Tonight I am going on a date with a woman. She is lovely and smart. This is not the first lady date I’ve had and certainly won’t be the last.
I haven’t talked about it all on the blog at all. (If you’ve heard me read, I’ve told the story about the first woman I dated briefly.) I never kissed a woman until I was 30 and didn’t really have much interest to until now. When I started the blog 3 years ago, I certainly wasn’t dating women. But I now want to be clear that my writing about my dating life will not only be dudes.
So I suppose the slap a label term on me is bisexual. I don’t really like this term as it implies half and half, and most of my dating and sex life has all involved men with a few exceptions. I’m a big believer in the Kinsey scale and the Idea that sexuality is fluid. I’m not making excuses, but I’m more attracted to men than I am women, but I’m exploring that some more.

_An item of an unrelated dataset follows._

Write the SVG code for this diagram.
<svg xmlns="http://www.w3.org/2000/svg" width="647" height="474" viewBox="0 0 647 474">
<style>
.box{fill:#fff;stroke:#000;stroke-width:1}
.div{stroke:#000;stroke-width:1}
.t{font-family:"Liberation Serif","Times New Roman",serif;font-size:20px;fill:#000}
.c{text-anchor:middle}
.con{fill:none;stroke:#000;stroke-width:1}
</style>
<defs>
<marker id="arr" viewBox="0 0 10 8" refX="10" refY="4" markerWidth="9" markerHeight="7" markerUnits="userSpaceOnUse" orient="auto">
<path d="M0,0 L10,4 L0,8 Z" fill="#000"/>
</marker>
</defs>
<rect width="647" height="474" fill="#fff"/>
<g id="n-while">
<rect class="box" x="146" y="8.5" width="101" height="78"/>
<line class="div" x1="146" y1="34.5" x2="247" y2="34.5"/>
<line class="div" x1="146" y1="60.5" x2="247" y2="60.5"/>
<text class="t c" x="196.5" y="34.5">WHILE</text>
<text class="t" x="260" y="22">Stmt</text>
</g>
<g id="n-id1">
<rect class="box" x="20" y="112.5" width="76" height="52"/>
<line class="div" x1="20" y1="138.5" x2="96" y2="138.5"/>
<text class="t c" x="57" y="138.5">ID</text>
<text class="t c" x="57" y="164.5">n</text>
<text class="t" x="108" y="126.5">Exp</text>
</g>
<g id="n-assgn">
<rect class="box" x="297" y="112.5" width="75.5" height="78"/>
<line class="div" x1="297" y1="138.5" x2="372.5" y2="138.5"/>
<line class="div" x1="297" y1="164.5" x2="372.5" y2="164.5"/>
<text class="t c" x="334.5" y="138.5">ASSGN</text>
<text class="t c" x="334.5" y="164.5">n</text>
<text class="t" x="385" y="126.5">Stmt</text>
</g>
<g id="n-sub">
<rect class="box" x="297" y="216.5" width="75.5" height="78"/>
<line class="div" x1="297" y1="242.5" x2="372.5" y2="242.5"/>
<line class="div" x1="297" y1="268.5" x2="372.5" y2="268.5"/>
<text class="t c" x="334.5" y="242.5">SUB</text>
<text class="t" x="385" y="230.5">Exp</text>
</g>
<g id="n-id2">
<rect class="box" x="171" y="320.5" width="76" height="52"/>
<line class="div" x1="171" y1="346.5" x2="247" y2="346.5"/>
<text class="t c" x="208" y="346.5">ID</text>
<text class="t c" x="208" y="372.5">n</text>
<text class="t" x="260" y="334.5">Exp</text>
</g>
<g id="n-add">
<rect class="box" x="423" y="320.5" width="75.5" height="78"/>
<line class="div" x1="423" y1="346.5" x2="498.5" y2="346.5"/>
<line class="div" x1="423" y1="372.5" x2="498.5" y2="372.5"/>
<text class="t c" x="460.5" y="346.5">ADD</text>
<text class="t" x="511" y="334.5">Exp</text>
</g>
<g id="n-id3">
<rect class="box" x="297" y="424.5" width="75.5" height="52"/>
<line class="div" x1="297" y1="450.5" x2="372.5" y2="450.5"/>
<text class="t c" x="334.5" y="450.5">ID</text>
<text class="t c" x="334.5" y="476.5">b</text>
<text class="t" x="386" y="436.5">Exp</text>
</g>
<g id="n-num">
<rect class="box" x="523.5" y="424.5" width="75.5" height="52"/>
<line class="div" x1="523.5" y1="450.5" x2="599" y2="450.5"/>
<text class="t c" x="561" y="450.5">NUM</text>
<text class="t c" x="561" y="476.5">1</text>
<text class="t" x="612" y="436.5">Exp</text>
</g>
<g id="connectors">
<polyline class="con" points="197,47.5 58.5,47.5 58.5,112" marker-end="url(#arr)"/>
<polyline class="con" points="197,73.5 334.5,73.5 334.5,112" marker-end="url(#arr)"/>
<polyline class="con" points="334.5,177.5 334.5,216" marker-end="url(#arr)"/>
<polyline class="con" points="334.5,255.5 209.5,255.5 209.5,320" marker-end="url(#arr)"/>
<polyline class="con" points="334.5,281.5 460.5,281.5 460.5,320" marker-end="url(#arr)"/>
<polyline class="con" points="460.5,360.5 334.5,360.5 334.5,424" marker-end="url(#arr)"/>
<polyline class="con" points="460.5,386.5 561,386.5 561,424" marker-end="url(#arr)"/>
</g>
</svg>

I don’t see myself in a long term relationship with a woman, just like I don’t foresee long term relationships with many (well most) of the men I date. But really who knows? Love is pretty blind and I think I will probably fall in love and end up with a man, but I suppose I’m open to it.
Sexuality is an odd thing, ever changing in ones’ life. This all feels pretty new to me. People talk about knowing they’re gay at age 4. I didn’t know I was somewhat attracted to women until I turned 30.
So I asked her out and chose the date, place, and time (I take my own advice!). I’m looking forward to it, but admittedly am a bit nervous. There are all these rules for what the guy does (pays the check, opens the door) and what the girl is supposed to do (offer to pay the check and say thank you when he says no), but there are no rules for girl dates! No rules! My brain and how I think about dating is completely heterosexist.
So I plan on just having nice dinner and conversation with a smart and beautiful lady.